- Born: 1985 (age 40–41) Colombo, Sri Lanka
- Education: OCAD University
- Known for: Painting and sculpture

= Rajni Perera =

Canadian artist (born 1985)

Rajni Perera (born 1985) is a Sri Lankan-born Canadian multidisiclinary artist. She is known for using wide-ranging imagery such as science fiction, Indian miniature painting, and medieval armour in her work to explore themes of gender and identity.

==Biography==
Born in Sri Lanka, Perera was also raised in Australia and Canada. Through British, U.S. and Japanese programming on television in Sri Lanka, she saw the animated Robotech series and the work of Hayao Miyazaki as well as American science fiction. In high school, she saw her first animated science fiction magazines which introduced her to the aesthetics of science fiction. While obtaining a B.F.A. in Drawing & Painting, OCAD University in Toronto, she began to challenge the canon taught at OCAD and began looking at the style of miniaturist painting as well as her own influences for guidance in exploring the politics of the colored body.

She learned to critique the legacies of exoticism and ethnography through figurative work which combined elements of science fiction, fantasy and magic-realism, as well as Indian miniatures. Some of her later work, particularly The Traveller series (2019), reflects her view of emigrants in the future, as superior and resilient beings. She researched the technology of clothing and emphasized her painted figure's adornment and future-wear as a form of protective armour. Dress is a powerful tool to exercise cultural resilience, she feels and adds, "I wouldn't paint anything I wouldn't wear in a moment".

==Selected exhibitions==
Perera's work has been exhibited at Tramway (Glasgow, 2020); Fondation Phi (Montreal, 2020); the Robert McLaughlin Gallery (Oshawa, 2019); Chromatic Festival (Montreal, 2019); MacKenzie Art Gallery (Regina, 2019) (with Nep Sidhu); the Museum of Contemporary Art (Toronto, 2018); The MAM Rio (Rio de Janeiro, Brazil); Art Metropole (Toronto, 2017); Gallery 44 (Toronto, 2017); the Art Gallery of York University (Toronto, 2017); OTA Fine Arts (Tokyo, Japan 2017); Superchief Gallery (Brooklyn, USA, 2017); the Colombo Art Biennale (Colombo, Sri Lanka, 2016); Art Dubai (Dubai, UAE, 2016); Scope Basel, Scope Miami and the Art League Houston (Houston, USA, 2014); at the McMichael Canadian Art Collection (Kleinburg, Ontario, 2022) (her first survey show) and elsewhere. She participated in Rajni Perera and Marigold Santos: Efflorescence/The Way We Wake, produced and circulated by PHI Foundation for Contemporary Art, and shown in New York and in Canada at Contemporary Calgary.
She is represented by Patel-Brown Gallery in Toronto, Galerie Hugues Charbonneau in Montreal, and Saskia Fernando Gallery in Colombo.

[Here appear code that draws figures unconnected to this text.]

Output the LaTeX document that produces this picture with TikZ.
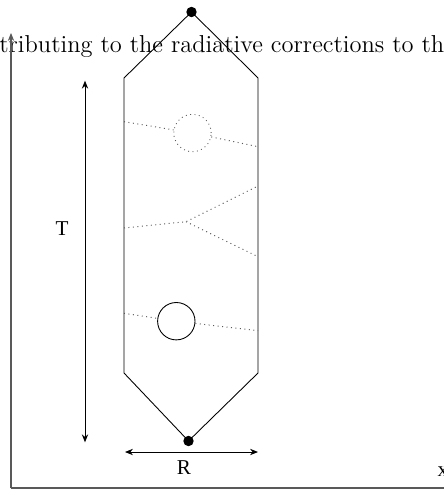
\documentclass[tikz,border=0pt]{standalone}
\usepackage{fontspec}
\newfontfamily\lblfont{Liberation Serif}
\usetikzlibrary{arrows.meta}
\begin{document}
\begin{tikzpicture}[x=0.568pt,y=-0.568pt,
  edge/.style={line width=0.5pt},
  dotline/.style={dotted, line width=0.55pt, gray!70!black},
  dim/.style={line width=0.5pt,{Stealth[length=4.5pt,width=3.6pt]}-{Stealth[length=4.5pt,width=3.6pt]}},
  axis/.style={line width=0.6pt, gray!70!black,-{Stealth[length=4.5pt,width=3.6pt]}},
  vdot/.style={circle, fill=black, inner sep=0pt, minimum size=10.4*0.568pt},
  loop/.style={circle, draw, inner sep=0pt, minimum size=37.4*0.568pt, line width=0.5pt},
  lbl/.style={inner sep=0pt, font=\lblfont\fontsize{12}{14}\selectfont}]
\useasboundingbox (0,0) rectangle (443,491);
% caption text (clipped by page)
\node[anchor=base west, inner sep=0pt, font=\fontsize{13.9}{16}\selectfont] (cap) at (-1,53) {tributing to the radiative corrections to th};
% axes
\coordinate (o) at (11,488);
\coordinate (ytop) at (11,33);
\coordinate (xend) at (470,488);
\draw[axis] (o) -- (ytop);
\draw[axis] (o) -- (xend);
\node[lbl] (xl) at (443,471.5) {x};
% hexagon
\node[vdot] (top) at (191.5,12) {};
\node[vdot] (bot) at (188.5,441) {};
\coordinate (ul) at (124,78);
\coordinate (ur) at (258,78);
\coordinate (ll) at (124,373);
\coordinate (lr) at (258,373);
\draw[edge] (top.center) -- (ul) -- (ll) -- (bot.center) -- (lr) -- (ur) -- cycle;
% upper loop (dotted)
\node[loop, dotted, gray!70!black] (c1) at (192.5,133) {};
\coordinate (a1) at (124,121.7);
\coordinate (b1) at (258,146.7);
\draw[dotline] (a1) -- (c1);
\draw[dotline] (c1) -- (b1);
% vertex
\coordinate (a2) at (124,228);
\coordinate (v2) at (186,221.7);
\coordinate (b2) at (258,186);
\coordinate (b3) at (258,256.7);
\draw[dotline] (a2) -- (v2) -- (b2);
\draw[dotline] (v2) -- (b3);
% lower loop (solid)
\node[loop] (c2) at (176.3,321.2) {};
\coordinate (a4) at (124,313.3);
\coordinate (b4) at (258,330.7);
\draw[dotline] (a4) -- (c2);
\draw[dotline] (c2) -- (b4);
% dimension arrows
\coordinate (t1) at (85,80.7);
\coordinate (t2) at (85,442.3);
\draw[dim] (t1) -- (t2);
\node[lbl] (tl) at (62,229) {T};
\coordinate (r1) at (125,452);
\coordinate (r2) at (258,452);
\draw[dim] (r1) -- (r2);
\node[lbl] (rl) at (184,467.5) {R};
\end{tikzpicture}
\end{document}
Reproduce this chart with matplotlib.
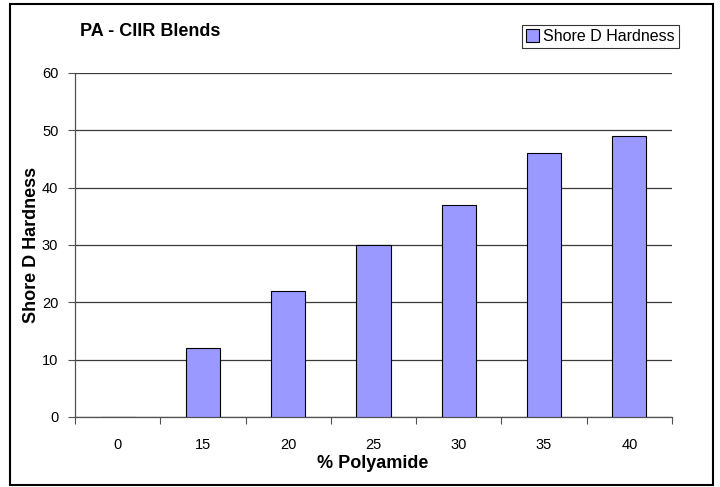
import numpy as np
import matplotlib.pyplot as plt
from matplotlib.patches import Rectangle

plt.rcParams['font.family'] = ['Liberation Sans', 'DejaVu Sans']

# Daten
polyamide = ['0', '15', '20', '25', '30', '35', '40']
hardness = [0, 12, 22, 30, 37, 46, 49]

fig = plt.figure(figsize=(7.2, 4.87), dpi=100)
ax = fig.add_axes([75 / 720, 1 - 417 / 487, (672 - 75) / 720, (417 - 73) / 487])

x = np.arange(len(polyamide))
ax.bar(x, hardness, width=0.4, color='#9999FF', edgecolor='black', linewidth=0.8,
       label='Shore D Hardness', zorder=3)

ax.set_xlim(-0.5, len(polyamide) - 0.5)
ax.set_ylim(0, 60)
ax.set_yticks(range(0, 61, 10))
ax.yaxis.grid(True, color='#3a3a3a', linewidth=0.9, zorder=0)

# Ticks an Kategoriegrenzen, Labels in der Mitte
ax.set_xticks(np.arange(-0.5, len(polyamide), 1.0))
ax.set_xticklabels([])
ax.set_xticks(x, minor=True)
ax.set_xticklabels(polyamide, minor=True)
ax.tick_params(axis='x', which='major', length=5, color='#505050', direction='out')
ax.tick_params(axis='x', which='minor', length=0, pad=15, labelsize=10.5)
ax.tick_params(axis='y', length=5, color='#505050', labelsize=10.5, pad=7)

for side in ['top', 'right']:
    ax.spines[side].set_visible(False)
for side in ['left', 'bottom']:
    ax.spines[side].set_color('#505050')
    ax.spines[side].set_linewidth(0.9)

fig.text(32 / 720, 1 - 245 / 487, 'Shore D Hardness', rotation=90, fontsize=13,
         fontweight='bold', ha='center', va='center')
fig.text(373 / 720, 1 - 464 / 487, '% Polyamide', fontsize=13,
         fontweight='bold', ha='center', va='center')
fig.text(80 / 720, 1 - 32 / 487, 'PA - CIIR Blends', fontsize=13,
         fontweight='bold', ha='left', va='center')

leg = fig.legend(loc='upper right', bbox_to_anchor=(679 / 720, 1 - 25 / 487),
                 fontsize=11.5, frameon=True, fancybox=False, handlelength=0.8,
                 handleheight=0.8, handletextpad=0.3, borderpad=0.25, borderaxespad=0)
leg.get_frame().set_edgecolor('black')
leg.get_frame().set_linewidth(0.8)

# Rahmen um das ganze Diagramm
fig.patches.append(Rectangle((10 / 720, 2 / 487), 703 / 720, 481 / 487,
                             transform=fig.transFigure, fill=False,
                             edgecolor='black', linewidth=1.5))

fig.savefig('out.png', dpi=100)
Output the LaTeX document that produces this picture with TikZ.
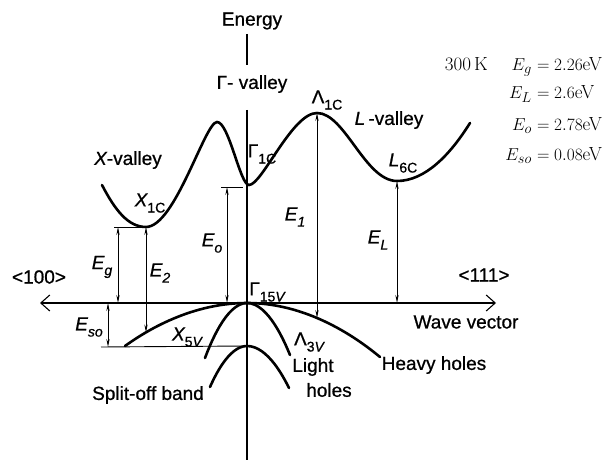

==Selected videography and illustrations for books==
Perera has been shown in videos discussing her work by the Phi Foundation for Contemporary Art (Montreal, 2020), in a video made by the Robert McLaughlin Gallery (Oshawa, 2019) on Facebook, in a video by the Art Gallery of Ontario talking about her work in the collection, Fresh Air (Toronto, 2019), in a video made by CanadianArt Online, In The Studio with Rajni Perera (May 2017) and in a video made by the McMichael Canadian Art Collection for her show Futures (2022).

In 2016, Perera illustrated a children's book by Vivek Shrava, The Boy & the Bindi.

==Awards and honours==
- Medal for Drawing and Painting, OCAD, 2011
- York Wilson Endowment Award, Canada Arts Council, 2019 for the Robert McLaughlin Gallery for the purchase of Banner for New Empire 1 by Rajni Perera
- Ontario region finalist for Sobey Art Award, 2021
- MOCA Toronto Award, 2022
- Koerner Artist-in-Residence in Queen’s BFA (Visual Art) Program (2022)
- Sauer Art Prize at the Armory Show in 2023;

== Personal life ==
Her distinctive artist's way of dressing has made Vogue magazine and Toronto Life. She lives and works in Toronto.